MIAMI – A federal judge ordered prosecutors to turn over more evidence to back up allegations that Jose Padilla and two co-defendants conspired to kill, injure or kidnap people overseas as part of a global Islamic terrorist network.
U.S. District Judge Marcia Cooke said Tuesday she agreed with claims made by defense attorneys that the indictment against Padilla and the others is "very light on facts" that would link the defendants to specific acts of terrorism or victims.
"We are so shooting in the dark," said Jeanne Baker, one of the attorneys representing defendant Adham Amin Hassoun. "The government has to tell us, what are these acts they conspired to commit?"
Hassoun, Padilla, Kifah Wael Jayyousi and two others who are in custody overseas are charged with being part of a North American terror support cell that provided money, recruits and supplies to Al Qaeda and other violent Islamic extremist organizations.

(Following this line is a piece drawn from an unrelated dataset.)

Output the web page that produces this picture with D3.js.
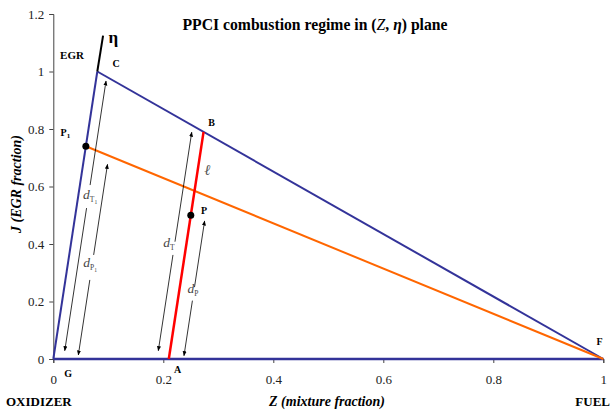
<!DOCTYPE html>
<html>
<head>
<meta charset="utf-8">
<script src="https://cdn.jsdelivr.net/npm/d3@7"></script>
<style>
  body { margin: 0; background: #fff; }
  text { font-family: "Liberation Serif", "Times New Roman", "DejaVu Serif", serif; }
</style>
</head>
<body>
<svg id="chart" width="610" height="410"></svg>
<script>
// ---- data (Z, J coordinates) ----
let xTicks = [0, 0.2, 0.4, 0.6, 0.8, 1];
let yTicks = [0, 0.2, 0.4, 0.6, 0.8, 1, 1.2];

let egrLine = [[0, 0], [0.08, 1]];          // G -> C
let etaLine = [[0.08, 1], [0.0905, 1.125]];  // C -> eta
let topLine = [[0.08, 1], [1, 0]];          // C -> F
let baseLine = [[0, 0], [1, 0]];            // G -> F
let redLine = [[0.21, 0], [0.2732, 0.79]];   // A -> B
let orangeLine = [[0.0592, 0.74], [1, 0]];   // P1 -> F
let points = [[0.25, 0.5], [0.0592, 0.74]]; // P, P1

// double arrows parallel to eta: z at J=0, J from, J to, gap in J
let arrows = [
  {z0: 0.0185, j0: 0.029, j1: 0.967, g0: 0.525, g1: 0.605},
  {z0: 0.0444, j0: 0.014, j1: 0.677, g0: 0.275, g1: 0.362},
  {z0: 0.1886, j0: 0.029, j1: 0.789, g0: 0.362, g1: 0.408},
  {z0: 0.2367, j0: 0.0115, j1: 0.48, g0: 0.203, g1: 0.25}
];
let slope = 0.08;

// d labels: [z, J, subscript, sub-subscript]
let dLabels = [
  [0.067, 0.556, "T", "1"],
  [0.067, 0.32, "P", "1"],
  [0.21, 0.39, "T", ""],
  [0.254, 0.23, "P", ""]
];

let pointLabels = [
  {t: "C", z: 0.114, J: 1.015, size: 10},
  {t: "B", z: 0.288, J: 0.81, size: 10},
  {t: "F", z: 0.993, J: 0.05, size: 10},
  {t: "G", z: 0.027, J: -0.063, size: 10},
  {t: "A", z: 0.226, J: -0.049, size: 10},
  {t: "P", z: 0.274, J: 0.504, size: 10},
  {t: "EGR", z: 0.034, J: 1.045, size: 11}
];

// ---- layout ----
let serif = "Liberation Serif, Times New Roman, serif";
let svg = d3.select("#chart");
let x = d3.scaleLinear().domain([0, 1]).range([53.3, 603.3]);
let y = d3.scaleLinear().domain([0, 1.2]).range([359, 14]);
let line = d3.line().x(d => x(d[0])).y(d => y(d[1]));

svg.append("defs").append("marker")
  .attr("id", "head")
  .attr("viewBox", "0 0 10 10")
  .attr("refX", 9).attr("refY", 5)
  .attr("markerWidth", 5).attr("markerHeight", 5)
  .attr("markerUnits", "userSpaceOnUse")
  .attr("orient", "auto-start-reverse")
  .append("path")
  .attr("d", "M0,1 L10,5 L0,9 Z")
  .attr("fill", "#000");

// axes
let xAxis = svg.append("g")
  .attr("transform", "translate(0," + y(0) + ")")
  .call(d3.axisBottom(x).tickValues(xTicks).tickSize(4).tickPadding(12)
    .tickFormat(d => d3.format("")(d)));
let yAxis = svg.append("g")
  .attr("transform", "translate(" + x(0) + ",0)")
  .call(d3.axisLeft(y).tickValues(yTicks).tickSize(4).tickPadding(5)
    .tickFormat(d => d3.format("")(d)));
[xAxis, yAxis].forEach(a => {
  a.attr("font-family", serif).attr("font-size", 13);
  a.selectAll("path.domain").attr("stroke", "#444");
  a.selectAll("line").attr("stroke", "#444");
  a.selectAll("text").attr("fill", "#222");
});

// title
let title = svg.append("text")
  .attr("x", 315).attr("y", 30)
  .attr("text-anchor", "middle")
  .attr("font-size", 15.7).attr("font-weight", "bold");
title.append("tspan").text("PPCI combustion regime in (");
title.append("tspan").attr("font-style", "italic").attr("font-weight", "normal").text("Z");
title.append("tspan").text(", ");
title.append("tspan").attr("font-style", "italic").text("η");
title.append("tspan").text(") plane");

// axis titles
svg.append("text")
  .attr("x", 327).attr("y", 406)
  .attr("text-anchor", "middle")
  .attr("font-size", 14).attr("font-weight", "bold").attr("font-style", "italic")
  .text("Z (mixture fraction)");

svg.append("text")
  .attr("transform", "translate(21,184) rotate(-90)")
  .attr("text-anchor", "middle")
  .attr("font-size", 14).attr("font-weight", "bold").attr("font-style", "italic")
  .text("J (EGR fraction)");

svg.append("text").attr("x", 6).attr("y", 406)
  .attr("font-size", 13).attr("font-weight", "bold").text("OXIDIZER");
svg.append("text").attr("x", 610).attr("y", 406).attr("text-anchor", "end")
  .attr("font-size", 13).attr("font-weight", "bold").text("FUEL");

// lines
svg.append("path").attr("d", line(baseLine)).attr("stroke", "#333399")
  .attr("stroke-width", 2.5).attr("fill", "none");
svg.append("path").attr("d", line(topLine)).attr("stroke", "#333399")
  .attr("stroke-width", 2).attr("fill", "none");
svg.append("path").attr("d", line(egrLine)).attr("stroke", "#333399")
  .attr("stroke-width", 2).attr("fill", "none");
svg.append("path").attr("d", line(etaLine)).attr("stroke", "#000")
  .attr("stroke-width", 2).attr("fill", "none");
svg.append("path").attr("d", line(orangeLine)).attr("stroke", "#ff6600")
  .attr("stroke-width", 2).attr("fill", "none");
svg.append("path").attr("d", line(redLine)).attr("stroke", "#ff0000")
  .attr("stroke-width", 2.5).attr("fill", "none");

// double arrows, broken around their labels
arrows.forEach(a => {
  let pt = j => [a.z0 + slope * j, j];
  svg.append("path").attr("d", line([pt(a.g1), pt(a.j1)]))
    .attr("stroke", "#000").attr("stroke-width", 0.8).attr("fill", "none")
    .attr("marker-end", "url(#head)");
  svg.append("path").attr("d", line([pt(a.g0), pt(a.j0)]))
    .attr("stroke", "#000").attr("stroke-width", 0.8).attr("fill", "none")
    .attr("marker-end", "url(#head)");
});

// points
svg.selectAll("circle.pt").data(points).join("circle")
  .attr("class", "pt")
  .attr("cx", d => x(d[0])).attr("cy", d => y(d[1]))
  .attr("r", 3.5).attr("fill", "#000");

// d labels
dLabels.forEach(d => {
  let t = svg.append("text")
    .attr("x", x(d[0])).attr("y", y(d[1]))
    .attr("text-anchor", "middle")
    .attr("font-size", 13.5).attr("font-style", "italic").attr("fill", "#444");
  t.append("tspan").text("d");
  t.append("tspan").attr("font-size", 7.5).attr("font-style", "normal").attr("dy", 3).text(d[2]);
  if (d[3]) t.append("tspan").attr("font-size", 5.5).attr("font-style", "normal").attr("dy", 1.5).text(d[3]);
});

// ell label
svg.append("text").attr("x", x(0.28)).attr("y", y(0.64))
  .attr("text-anchor", "middle").attr("font-size", 15)
  .attr("font-style", "italic")
  .attr("fill", "#555").text("ℓ");

// point labels
pointLabels.forEach(p => {
  svg.append("text").attr("x", x(p.z)).attr("y", y(p.J))
    .attr("text-anchor", "middle")
    .attr("font-size", p.size).attr("font-weight", "bold").text(p.t);
});

// P1 label
let p1 = svg.append("text").attr("x", x(0.022)).attr("y", y(0.776))
  .attr("text-anchor", "middle").attr("font-size", 10).attr("font-weight", "bold");
p1.append("tspan").text("P");
p1.append("tspan").attr("font-size", 7).attr("dy", 2).text("1");

// eta label
svg.append("text").attr("x", x(0.109)).attr("y", y(1.1))
  .attr("text-anchor", "middle").attr("font-size", 17).attr("font-weight", "bold")
  .text("η");
</script>
</body>
</html>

All have pleaded not guilty, with trial scheduled for this fall.
Cooke ordered the government to flesh out its charges by providing defense lawyers with names of unindicted co-conspirators, broad descriptions of intended victims of alleged acts of violence and specifics about false statements Hassoun allegedly made about the meaning of phone calls intercepted by the government.
Prosecutors argued that most of the specifics were being turned over already, mainly in the form of more than 225 key phone intercepts. And there were 80 specific illegal acts alleged in the indictment, said Brian Frazier, an assistant U.S. attorney.
"What is terrorism but a random act of violence? It means anyone could be a victim at any time," Frazier said.
Earlier Tuesday, another federal judge heard arguments from Hassoun's lawyers seeking to suppress evidence seized by the FBI from his Broward County home in 2002, saying the FBI "frightened and intimidated" his wife before seizing a handgun and other key evidence such as documents in Arabic and videotapes.
U.S. Magistrate Judge Stephen Brown did not indicate when he would rule the motion.
Padilla was designated an "enemy combatant" and held for 3 1/2 years without charge by the Bush administration shortly after his May 2002 arrest. He was accused then of plotting to detonate a radioactive "dirty bomb" in a major U.S. city.
Padilla was added as a defendant in the Miami terror support cell case last year amid a legal struggle over President Bush's authority to hold him indefinitely. The Miami indictment does not mention the "dirty bomb" allegations.